A 165-year-old Des Moines lumber company has gained new efficiencies, better customer service, and a tangible reduction in injuries after its employees embraced continuous improvement.
Rick Kyser, operations manager at Gilcrest/Jewett Lumber Company, said company leaders have seen a massive cultural shift since the lumberyard took its first steps toward Lean management at the end of 2016.
“Any company that’s thinking about embarking on a Lean journey, everybody will tell you that it’s really, really hard,” Kyser said. “But it’s kind of like a rocket ship. To get that thing off the ground takes a lot of energy. But once it’s up and orbiting, it hardly takes any energy at all.”

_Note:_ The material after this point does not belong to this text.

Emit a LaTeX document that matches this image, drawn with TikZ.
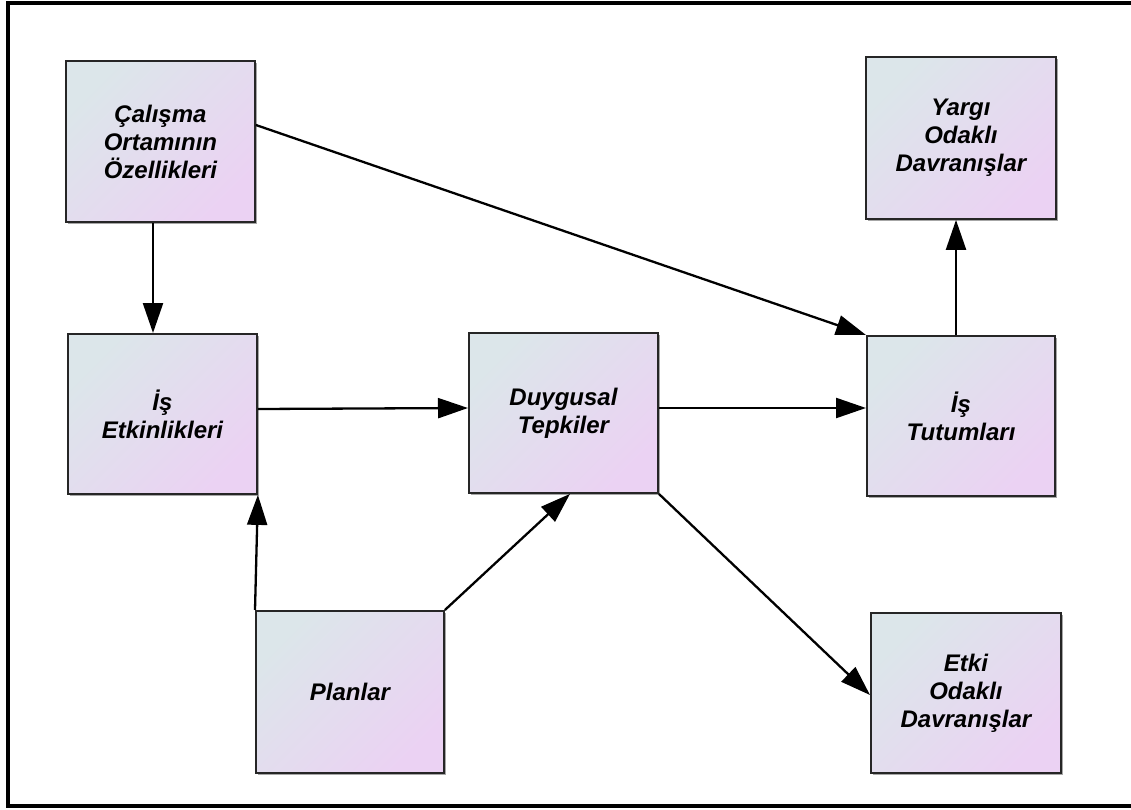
\documentclass[tikz,border=0pt]{standalone}
\usepackage{fontspec}
\setmainfont{Liberation Sans}
\usetikzlibrary{arrows.meta,shadows}
\definecolor{shadeA}{HTML}{DCE6EA}
\definecolor{shadeB}{HTML}{EBD2F3}
\begin{document}
\begin{tikzpicture}[x=1pt,y=-1pt,
  box/.style={draw=black!85, line width=1.9pt,
    top color=shadeA, bottom color=shadeB, shading angle=45,
    minimum width=189pt, minimum height=161pt, inner sep=0pt,
    align=center, anchor=north west,
    font=\fontsize{24}{28}\selectfont\bfseries\itshape,
    drop shadow={shadow xshift=1.6pt, shadow yshift=-1.6pt, fill=black, opacity=0.35}},
  arr/.style={line width=2.3pt, -{Triangle[length=30pt,width=20pt]}}]
\useasboundingbox (0,0) rectangle (1131,810);
% outer frame
\draw[line width=4pt] (7.5,3) rectangle (1136,805.5);

% boxes
\node[box] (cal)  at (65,60)   {Çalışma\\Ortamının\\Özellikleri};
\node[box, minimum width=190pt, minimum height=162pt] (yar) at (865,56) {Yargı\\Odaklı\\Davranışlar};
\node[box, minimum height=160pt] (etk)  at (67,333)  {İş\\Etkinlikleri};
\node[box, minimum height=160pt] (duy)  at (468,332) {Duygusal\\Tepkiler};
\node[box, minimum width=188pt, minimum height=160pt] (tut) at (866,335) {İş\\Tutumları};
\node[box, minimum width=188pt, minimum height=162pt] (plan) at (255,610) {Planlar};
\node[box, minimum width=190pt, minimum height=160pt] (etki) at (870,612) {Etki\\Odaklı\\Davranışlar};

% guide coordinates for connector positions
\coordinate (gx153) at (153,0);
\coordinate (gx570) at (570,0);
\coordinate (gx956) at (956,0);
\coordinate (gy125) at (0,125);
\coordinate (gy408) at (0,408);
\coordinate (gy409) at (0,409);
\coordinate (gy695) at (0,695);

% connectors
\draw[arr] (cal.south -| gx153) -- (etk.north -| gx153);
\draw[arr] (cal.east |- gy125) -- (tut.north west);
\draw[arr] (etk.east |- gy409) -- (duy.west |- gy408);
\draw[arr] (duy.east |- gy408) -- (tut.west |- gy408);
\draw[arr] (tut.north -| gx956) -- (yar.south -| gx956);
\draw[arr] (plan.north west) -- (etk.south east);
\draw[arr] (plan.north east) -- (duy.south -| gx570);
\draw[arr] (duy.south east) -- (etki.west |- gy695);
\end{tikzpicture}
\end{document}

As far as Kyser is concerned, orbit was achieved in early 2017 when Gilcrest/Jewett designed the layout for a new warehouse using continuous improvement techniques – but without telling its employees the background behind the process. “It was tough to do without people understanding all the concepts, but we were able to work through all that, and we came out with a great win,” he said.
Gilcrest/Jewett used cross-functional teams to improve the purchasing experience for customers by eliminating waste and making certain that most-used items were stored in efficient ways. Employees noticed the change, bought into the culture, and quickly began offering significant suggestions.
“It really sparked that creativity in the employees that they were no longer hesitant to let people know their ideas,” Kyser said. “It just snowballed from there.”
The lumber company began formal Lean training for 300 employees at the beginning of 2018. Kyser and some department managers attended the Iowa Lean Consortium’s Annual Conference that fall – and again the next year. Soon, company leaders were fully invested and advocated for Continuous Improvement alongside Kyser at a national lumber conference.
ILC program director Tracy Schuster said Gilcrest/Jewett illustrates the power of turning employees into Lean champions. “It’s all about empowering people to make the work better,” she said.
Kyser, acknowledging a slow-down in the Lean transformation due to COVID-19, nevertheless credits employees for the significant improvements made since 2017. One employee idea, to switch from using metal to woven banding for holding lumber loads together, has eliminated “quite a few” annual workplace injuries and made the job site banding cleanup easier and safer for customers.
“One of the joys I get out of it is just seeing employees go from reluctance to showing initiative,” Kyser said. “People will support what they helped create.”